“Se non lavoro non ho dignità”
Ricordo di Giuseppe Burgarella
Era un gran bel pezzo d’uomo Giuseppe Burgarella. A vedere la sua foto colpisce subito il volto aperto, lo sguardo fiero, limpido e sincero. Di combattente civile, pervaso dalle fatiche accumulate. Un viso “antico”, di manovratore di mani nel lavoro, guidate dall’arguzia dell’intelletto.
A scorrere l’album del tempo molti identici tratti si ravvisano in altri visi che hanno caratterizzato tanti luoghi simboli della Sicilia, e di tant’ altri siti universali. Del contadino che, sfidando l’ira padronale e dello stato, occupò le terre abbandonate ed incolte dei feudi, in tanti uccisi dalla mafia per lavare l’onta perpetrata. Dell’operaio, delle ferriere, dei cantieri, delle nuove fabbriche ( oggi sparite) che, riballatosi alla frusta del più bieco sfruttamento, si organizzarono per fare comune fronte.
Dei minatori, delle miniere di zolfo ormai scomparse, che pativano a mille metri di profondità, assieme agli infanti che venivano utilizzati per infiltrassi negli anfratti più stretti e bui.
Degli uomini utilizzati a costruire i nuovi palazzi, specie nelle fasi dei grandi sacchi dell’edilizia isolana; issati, sui ponteggi, a grandi altezze senza sostegni, sfidando le leggi della gravità. Gli uomini dei treni, le enormi torme dei migranti che, per sfuggire alla fame e alla disperazione, abbandonavano famiglie ed affetti per andare in terre assai lontane. Sempre più a nord. Le donne piangevano, si strappavano i capelli, poi si rassegnavano, rinchiudendosi nel dolore di sempre.
Richiedevano tutti pane, lavoro, diritti e libertà.
Oggi nell’isola la disoccupazione è molto alta, quasi stratosferica. I giovani, come già avvenne allora, partono di nuovo, a frotte. La povertà e le sofferenze prevalgono. Ognuno vive isolato la sofferenza e la sua fame. Le lotte, ormai poche e disarticolate, sbattono contro un enorme muro. Sopra, assiso a gambe larghe, sghignazza l’indifferenza del riccastro e dei laidi manovratori. Se va bene, il licenziato, il disoccupato, si prende il limitato soldo dell’assistenza statale, poi scatta la totale disperazione.

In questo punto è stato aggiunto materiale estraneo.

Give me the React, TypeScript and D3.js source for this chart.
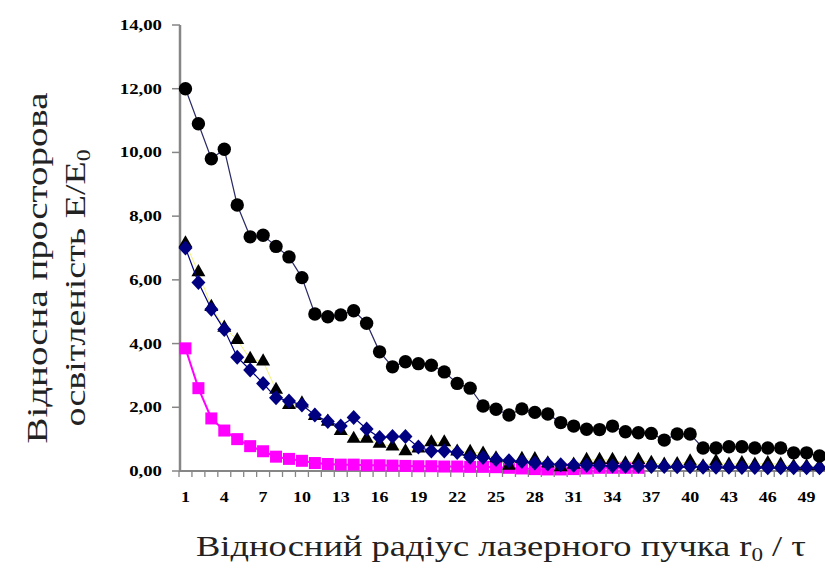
import * as d3 from 'd3';
import { useEffect, useRef } from 'react';

const categories = d3.range(1, 51);

const circles = [
  12.0, 10.9, 9.8, 10.1, 8.35, 7.35, 7.4, 7.05, 6.72, 6.07,
  4.93, 4.84, 4.9, 5.03, 4.64, 3.74, 3.27, 3.43, 3.37, 3.32,
  3.11, 2.75, 2.6, 2.04, 1.94, 1.76, 1.95, 1.84, 1.79, 1.52,
  1.41, 1.31, 1.3, 1.41, 1.23, 1.2, 1.18, 0.97, 1.16, 1.16,
  0.72, 0.72, 0.76, 0.76, 0.72, 0.72, 0.72, 0.57, 0.57, 0.47,
];

const diamonds = [
  7.0, 5.92, 5.08, 4.44, 3.57, 3.17, 2.75, 2.3, 2.2, 2.07,
  1.76, 1.55, 1.41, 1.68, 1.32, 1.05, 1.08, 1.08, 0.75, 0.63,
  0.63, 0.58, 0.43, 0.42, 0.36, 0.32, 0.3, 0.25, 0.22, 0.2,
  0.18, 0.18, 0.17, 0.16, 0.15, 0.15, 0.14, 0.14, 0.13, 0.13,
  0.12, 0.12, 0.12, 0.11, 0.11, 0.1, 0.1, 0.1, 0.1, 0.1,
];

const triangles = [
  7.15, 6.24, 5.15, 4.5, 4.11, 3.52, 3.44, 2.55, 2.07, 2.12,
  1.73, 1.55, 1.26, 1.01, 1.01, 0.86, 0.77, 0.62, 0.71, 0.9,
  0.9, 0.61, 0.6, 0.55, 0.4, 0.17, 0.38, 0.37, 0.24, 0.12,
  0.2, 0.35, 0.35, 0.35, 0.24, 0.35, 0.26, 0.2, 0.22, 0.3,
  0.15, 0.3, 0.2, 0.25, 0.2, 0.25, 0.2, 0.15, 0.15, 0.15,
];

const squares = [
  3.85, 2.6, 1.65, 1.27, 1.0, 0.78, 0.62, 0.45, 0.38, 0.32,
  0.25, 0.22, 0.2, 0.2, 0.18, 0.18, 0.17, 0.16, 0.15, 0.15,
  0.14, 0.14, 0.13, 0.13, 0.12, 0.1, 0.08, 0.06, 0.05, 0.05,
  0.06, 0.08, 0.1, 0.1, 0.1, 0.1,
];

const yTicks = [0, 2, 4, 6, 8, 10, 12, 14];
const xLabels = d3.range(1, 51, 3);

const W = 825;
const H = 570;

export default function App() {
  const svgRef = useRef<SVGSVGElement>(null);

  useEffect(() => {
    const svg = d3.select(svgRef.current);
    svg.selectAll('*').remove();

    const x = d3.scaleBand<number>().domain(categories).range([179, 826]).padding(0);
    const y = d3.scaleLinear().domain([0, 14]).range([471, 25]);
    const cx = (i: number) => (x(categories[i]) ?? 0) + x.bandwidth() / 2;

    const font = "'Liberation Serif', 'Times New Roman', serif";

    // axes
    const axisColor = '#868686';
    svg.append('line')
      .attr('x1', 180).attr('x2', 180).attr('y1', y(14)).attr('y2', y(0) + 1)
      .attr('stroke', axisColor).attr('stroke-width', 2.5);
    svg.append('line')
      .attr('x1', 179).attr('x2', W).attr('y1', y(0)).attr('y2', y(0))
      .attr('stroke', axisColor).attr('stroke-width', 2);

    yTicks.forEach((t) => {
      svg.append('line')
        .attr('x1', 172).attr('x2', 180).attr('y1', y(t)).attr('y2', y(t))
        .attr('stroke', axisColor).attr('stroke-width', 1.5);
      svg.append('text')
        .attr('transform', `translate(162,${y(t) + 5}) scale(1.25,1)`)
        .attr('text-anchor', 'end')
        .attr('font-family', font)
        .attr('font-weight', 'bold')
        .attr('font-size', 15)
        .attr('fill', '#000')
        .text(d3.format('.2f')(t).replace('.', ','));
    });

    categories.forEach((c) => {
      const bx = x(c) ?? 0;
      svg.append('line')
        .attr('x1', bx).attr('x2', bx).attr('y1', y(0)).attr('y2', y(0) + 6)
        .attr('stroke', axisColor).attr('stroke-width', 1.3);
    });

    xLabels.forEach((c) => {
      svg.append('text')
        .attr('transform', `translate(${cx(c - 1)},${y(0) + 31}) scale(1.2,1)`)
        .attr('text-anchor', 'middle')
        .attr('font-family', font)
        .attr('font-weight', 'bold')
        .attr('font-size', 15)
        .attr('fill', '#000')
        .text(c);
    });

    const line = d3.line<number>().x((_, i) => cx(i)).y((d) => y(d));

    // magenta squares
    svg.append('path').attr('d', line(squares)).attr('fill', 'none')
      .attr('stroke', '#ff00ff').attr('stroke-width', 2);
    svg.append('g').selectAll('rect').data(squares).join('rect')
      .attr('x', (_, i) => cx(i) - 6).attr('y', (d) => y(d) - 6)
      .attr('width', 12).attr('height', 12).attr('fill', '#ff00ff');

    // triangles
    svg.append('path').attr('d', line(triangles)).attr('fill', 'none')
      .attr('stroke', '#f2f27a').attr('stroke-width', 1);
    svg.append('g').selectAll('path').data(triangles).join('path')
      .attr('d', d3.symbol(d3.symbolTriangle, 85)())
      .attr('transform', (d, i) => `translate(${cx(i)},${y(d)})`)
      .attr('fill', '#000');

    // diamonds
    svg.append('path').attr('d', line(diamonds)).attr('fill', 'none')
      .attr('stroke', '#000080').attr('stroke-width', 1.2);
    svg.append('g').selectAll('path').data(diamonds).join('path')
      .attr('d', 'M0,-7.5L7,0L0,7.5L-7,0Z')
      .attr('transform', (d, i) => `translate(${cx(i)},${y(d)})`)
      .attr('fill', '#000080');

    // circles
    svg.append('path').attr('d', line(circles)).attr('fill', 'none')
      .attr('stroke', '#2a2a66').attr('stroke-width', 1.2);
    svg.append('g').selectAll('circle').data(circles).join('circle')
      .attr('cx', (_, i) => cx(i)).attr('cy', (d) => y(d)).attr('r', 6.7)
      .attr('fill', '#000');

    // titles
    const t1 = svg.append('text')
      .attr('transform', 'translate(47,268) rotate(-90)')
      .attr('text-anchor', 'middle')
      .attr('font-family', font).attr('font-size', 29).attr('fill', '#222')
      .attr('textLength', 351).attr('lengthAdjust', 'spacingAndGlyphs');
    t1.text('Відносна просторова');

    const t2 = svg.append('text')
      .attr('transform', 'translate(85,288) rotate(-90)')
      .attr('text-anchor', 'middle')
      .attr('font-family', font).attr('font-size', 29).attr('fill', '#222')
      .attr('textLength', 277).attr('lengthAdjust', 'spacingAndGlyphs');
    t2.append('tspan').text('освітленість E/E');
    t2.append('tspan').attr('font-size', 18).attr('dy', 5).text('0');

    const t3 = svg.append('text')
      .attr('x', 501).attr('y', 556)
      .attr('text-anchor', 'middle')
      .attr('font-family', font).attr('font-size', 30).attr('fill', '#222')
      .attr('textLength', 610).attr('lengthAdjust', 'spacingAndGlyphs');
    t3.append('tspan').text('Відносний радіус лазерного пучка r');
    t3.append('tspan').attr('font-size', 19).attr('dy', 5).text('0');
    t3.append('tspan').attr('dy', -5).text(' / τ');
  }, []);

  return (
    <div style={{ position: 'absolute', left: 0, top: 0, width: W, height: H, background: '#fff' }}>
      <svg ref={svgRef} width={W} height={H} style={{ display: 'block' }} />
    </div>
  );
}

Giuseppe Burgarella – muratore e marmista fin dalla giovane età, 61 anni, disoccupato da tempo – impiccatosi alcuni giorni addietro, distrutto dal dolore d’essere “ cancellato” dalla società, impegnato nella Cgil e quindi ancor più cosciente, nel suo atto estremo, li rappresenta tutti.
Ha lasciato scritto: “Se non lavoro non ho più dignità”: la dignità dell’onesto, riguardoso degli altri e degli ultimi senza confine, del lavoratore cosciente di confidare nella sua perizia e nel suo impegno, della scala dei diritti e dei doveri, rispettoso dei principi della legalità e della democrazia, dei valori della Costituzione, duramente conquistati.

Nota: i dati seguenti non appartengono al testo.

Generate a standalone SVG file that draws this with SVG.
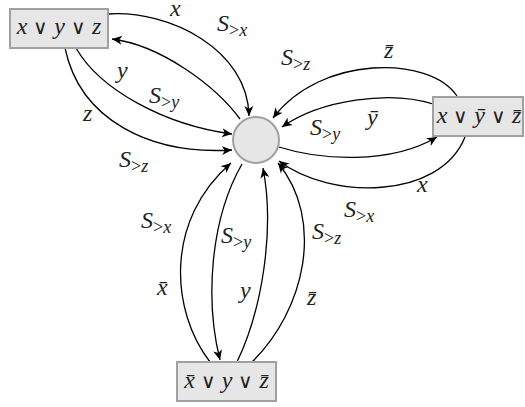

Umiliato, nella sua essenza di essere umano, dalle destrezze dei rapaci che hanno fatto piombare il Paese e tanti cittadini nel tetro dell’angoscia, privandoli del minimo essenziale per la sopravvivenza.
Aveva ben chiaro il grave tradimento perpetrato a danno della Costituzione, e di tanti italiani. Dell’art. 1, in specie, ove si sancisce che “l’Italia è una Repubblica democratica, fondata sul lavoro”.
A fianco al suo corpo ha lasciato un foglio. Trascritto un lungo elenco. I nominativi dei senza speranza, privi di lavoro, sacrificatosi togliendosi la vita, negli ultimi due anni.
Il foglio era deposto dentro una copia della Costituzione.